グランエピスリー、奇跡のメダイ教会と同じバック通りにあるFoucherは1819年の創業。ウィンドウのショコラもアンティークのポストカードやアール・ヌーボーを思わせるパッケージです。ノワゼット(ヘーゼルナッツ)がリスの模様なんて可愛いですね。

 セーブル・バビロンに別れを告げ右岸へ向う。今回の買付けのハイライト(?)、メトロに乗り、以前から気になっていたパサージュ・デ・パノラマにあるレストランPassage 53 へ。ここPassage 53は日本人シェフのレストランとして知られている以上に、ミシュランの一つ星を獲得したことで最近人気のレストラン。本来予約をしなければ難しい(席が無い)らしいのだが、気まぐれでお昼に訪れる私達に果たして席はあるのか?以前はアンティークのポストカードなど紙ものを扱うディーラーが連なっていたパサージュ・デ・パノラマだが、ここ最近、アンティークの紙ものディーラーはどんどん廃業してしまい、次々レストランへと姿を変えている。以前はひんぱんに仕入れに訪れていたここに、まったく違う目的で行くのは何だかとても淋しい。

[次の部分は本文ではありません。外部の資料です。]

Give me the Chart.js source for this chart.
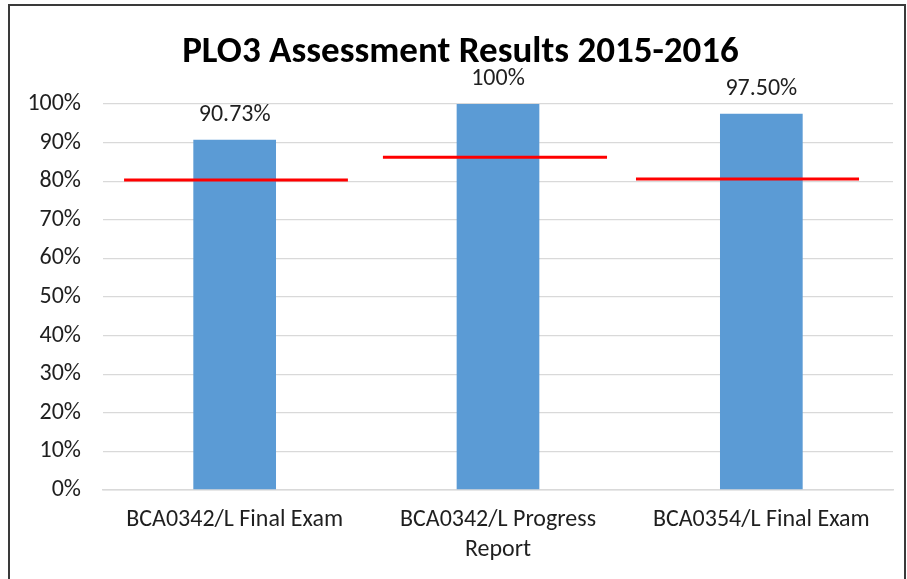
<!DOCTYPE html>
<html><head><meta charset="utf-8">
<script src="https://cdn.jsdelivr.net/npm/chart.js@4.4.0/dist/chart.umd.min.js"></script>
<style>
html,body{margin:0;padding:0;background:#fff;overflow:hidden;width:907px;height:579px}
#wrap{position:absolute;left:0;top:0;width:907px;height:579px}
#frame{position:absolute;left:8px;top:4px;width:898px;height:700px;border:2px solid #3a3a3a;box-sizing:border-box;pointer-events:none}
</style></head><body>
<div id="wrap"><canvas id="c" width="907" height="579"></canvas></div>
<div id="frame"></div>
<script>
// ---- data ----
const categories = [['BCA0342/L Final Exam'], ['BCA0342/L Progress', 'Report'], ['BCA0354/L Final Exam']];
const results = [90.73, 100, 97.5];
const resultLabels = ['90.73%', '100%', '97.50%'];
const targets = [80.3, 86.2, 80.6];
// horizontal span of each target line, in category units (category i spans i-0.5 .. i+0.5)
const targetFrom = [-0.42, 0.563, 1.524];
const targetTo = [0.43, 1.414, 2.371];
const yMin = 0, yMax = 100, yStep = 10;
const titleText = 'PLO3 Assessment Results 2015-2016';

// ---- fonts ----
const FAMILY = 'Carlito, Lato, "Open Sans", sans-serif';
function fit(text, target, weight, base) {
  const c = document.createElement('canvas').getContext('2d');
  c.font = weight + ' ' + base + 'px ' + FAMILY;
  const w = c.measureText(text).width;
  return base * target / w;
}
const labelSize = fit('BCA0342/L Final Exam', 217, 'normal', 24);
const titleSize = fit(titleText, 557, 'bold', 31);
const TEXT = '#1f1f1f';

const valueLabels = {
  id: 'valueLabels',
  afterDatasetsDraw(chart) {
    const meta = chart.getDatasetMeta(0);
    const ctx = chart.ctx;
    ctx.save();
    ctx.font = 'normal ' + labelSize + 'px ' + FAMILY;
    ctx.fillStyle = TEXT;
    ctx.textAlign = 'center';
    ctx.textBaseline = 'middle';
    meta.data.forEach((bar, i) => ctx.fillText(resultLabels[i], bar.x, bar.y - 25));
    ctx.restore();
  }
};

const targetSets = targets.map((t, i) => ({
  type: 'line',
  data: [{x: targetFrom[i], y: t}, {x: targetTo[i], y: t}],
  xAxisID: 'x2', yAxisID: 'y',
  borderColor: '#FF0000', borderWidth: 3, pointRadius: 0, fill: false,
  tension: 0, order: 1
}));

new Chart(document.getElementById('c'), {
  type: 'bar',
  data: {
    labels: categories,
    datasets: [
      {type: 'bar', data: results, backgroundColor: '#5B9BD5', borderWidth: 0, grouped: false,
       categoryPercentage: 1, barPercentage: 0.314, xAxisID: 'x', yAxisID: 'y', order: 2},
      ...targetSets
    ]
  },
  options: {
    responsive: false, animation: false, events: [],
    layout: {padding: {left: 28, right: 14, top: 0, bottom: 0}},
    plugins: {
      legend: {display: false}, tooltip: {enabled: false},
      title: {display: true, text: titleText, color: '#000',
        font: {family: FAMILY, size: titleSize, weight: 'bold', lineHeight: 1.2},
        padding: {top: 31, bottom: 104 - 31 - titleSize * 1.2}}
    },
    scales: {
      x: {type: 'category', position: 'bottom', offset: true,
        grid: {display: false, drawTicks: false},
        border: {display: true, color: '#D9D9D9', width: 1.5},
        ticks: {color: TEXT, padding: 15, maxRotation: 0, autoSkip: false,
          font: {family: FAMILY, size: labelSize, lineHeight: '30px'}},
        afterFit(s) { s.height = 89; }
      },
      x2: {type: 'linear', display: false, min: -0.5, max: 2.5, offset: false, grid: {offset: false}},
      y: {type: 'linear', min: yMin, max: yMax,
        grid: {color: '#D9D9D9', lineWidth: 1.3, drawTicks: false},
        border: {display: false},
        ticks: {stepSize: yStep, padding: 22, color: TEXT,
          font: {family: FAMILY, size: labelSize},
          callback: v => v + '%'},
        afterFit(s) { s.width = 75; }
      }
    }
  },
  plugins: [valueLabels]
});
</script>
</body></html>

 レストランに到着してドア越しに中を覗くと、「ん?開いてる!」本当に席数の少ないレストランだが、運良く空席があるようだ。ドアを開けて、レセプショニストの彼女(ここはレセプショニストもソムリエもサービスがみんな日本人なので日本語で大丈夫!)「二名ですが、席ありますか?予約はしていません。」と告げる。「少々お待ちを。」と外で待たされること2分ほど。「え!?なんで?席空いてるのに。」と河村を相手にブツブツ言っていると、ようやく中に通された。どうやらこの日は予約のキャンセルが出たらしい。運良くレストランに滑り込めたものの、「確かにここなら予約が必要かも。」と思える小さなレストランだ。しかも、既に席に着いていたのは皆揃って、きちんとドレスアップした身なりの観光でいらしたと思われる方々ばかり。買付け時の「超厚着」ではないものの、「ランチだから。」と気軽に普段着のワンピースで来た私はちょっぴり居心地が悪い。

 今日は「お試し」の私達、10品のデギュスタシオンではなく、5品のコースをチョイス。5品だって55ユーロ!いかんせん日本の外食と比べて格段に割高なのがフランスの外食。おまけに「食前酒は?」と尋ねられて、「う〜ん。」と唸りながらも(←決して安くないことが分かっているため。)、今日は最終日だからまぁいいか、と「じゃシャンパーニュを。」とふたりでオーダーしてしまった。そう、ワインは必須のため、結局食事代金はコースの1.5倍以上になってしまうのだ。(これはナミのワインの場合で、上にはキリがないのだが。)
 肝心のお食事はというと、イカやホタテなど私達にはお馴染みの魚介類を使い、軽めのヌーベルキュイジーヌ。クラシックで正統派の、クリームたっぷりのフレンチは私達には重過ぎるけれど、ここの軽さはほっとする美味しさ。新しい創作フレンチといった感じで、そんな素材の使い方がミシュランに認められたのかも。食後に二階の化粧室に上がると、調理場の開いた扉から丸剥げにされたウサギがチラリと見えた。う〜ん、ウサギって美味しいんだろうか。(ジビエの季節に鹿は食べたことがあっても、ウサギはまだ無いなぁ。)

 美味しい食事にすっかり満足の私達は、近所のパサージュを散歩して帰ることに。グラン・ブールヴァールを渡り、パサージュ・ジュフロワ、パサージュ・ヴェルドーをくぐり抜け帰路についた。

パサージュ・ジュフロワにある雑貨店Comptoir de famille。いつもその魅惑的なディスプレイについつい見入ってしまいます。アンティークではないけれど、思わず足を踏み入れてしまうお店のひとつ。


パサージュ・ジュフロワは1845年の建築。この中を歩いていると、アンティークが実際に使われていた時代に迷い込んでしまったような、そんな気持ちになります。


パサージュ・ジュフロワを抜けて、1847年に出来たパサージュ・ヴェルドーへ。刺繍で有名なLe Bonheur des damesもこちらにありますよ。


パサージュ・ジュフロワを抜けるとすぐ左。また今回も1761年創業老舗のお菓子屋A LA MERE DE FAMILLEへ来てしまいました。秋のおすすめは断然マロングラッセです!